Ba`al Hammon

Ba‘al Hammon (more properly Ba‘al Ḥammon or possibly Ba‘al Ḥamon) was the chief god of Carthage, generally identified by the Greeks with Cronus and by the Romans with Saturn.

Ba‘al of course means 'lord', but the meaning of Hammon or Hamon is dubious. In the 19th century when Ernest Renan excavated the ruins of Hammon (Ḥammon), the modern Umm al-‘Awamid between Tyre and Acre, he found two Phoenician inscriptions dedicated to El-Hammon. Since El was normally identified with Cronus and Ba‘al Hammon was also identified with Cronus, it seemed possible they could be equated. More often a connection with Hebrew/Phoenician ḥammān 'brazier' has been proposed.

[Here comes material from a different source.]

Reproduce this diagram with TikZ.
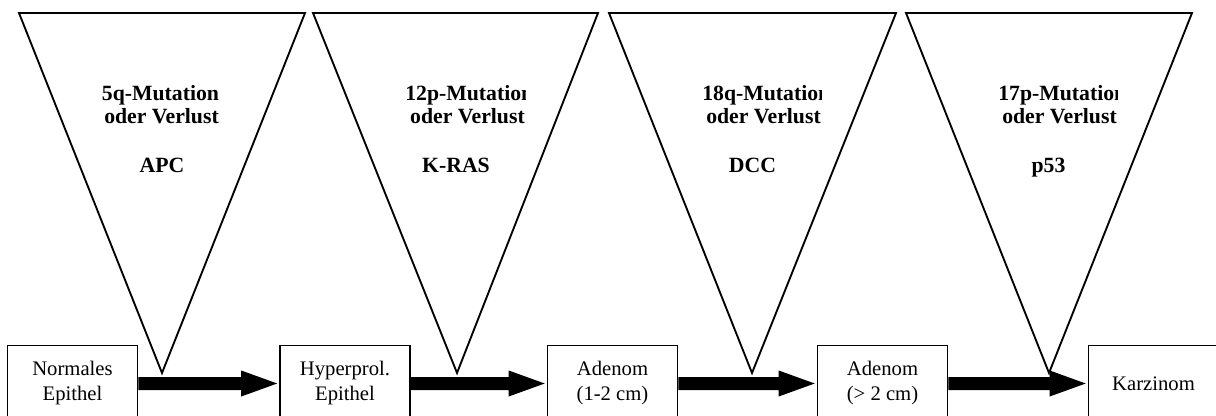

Frank Moore Cross argued for a connection to Khamōn, the Ugaritic and Akkadian name for Mount Amanus, the great mountain separating Syria from Cilicia based on the occurrence of an Ugaritic description of El as the one of the Mountain Haman.

Classical sources relate how the Carthaginians burned their children as offerings to Ba‘al Hammon. See Moloch for a discussion of these traditions and conflicting thoughts on the matter. Such a devouring of children fits well with the Greek traditions of Cronus.

Scholars tend to see Ba‘al Hammon has more or less identical with the god El who was also generally identified with Cronus and Saturn. However Yigdal Ydin thought him to be a moon god. Edward Lipinski identifies him with the god Dagon in his Dictionnaire de la civilisation phenicienne et punique (1992: ISBN 2503500331). Inscriptions about Punic deities tend to be rather uninformative.

In Carthage and North Africa Ba‘al Hammon was especially associated with the ram and was worshipped also as Ba‘al Qarnaim 'Lord of Two Horns' in an open-air sancutary at Jebel Bu Kornein 'the two-horned hill' across the bay from Carthage.

Ba‘al Hammon's female cult partner was Tanit. He was probably not ever identified with Ba‘al Melqart though one finds this equation in older scholarship.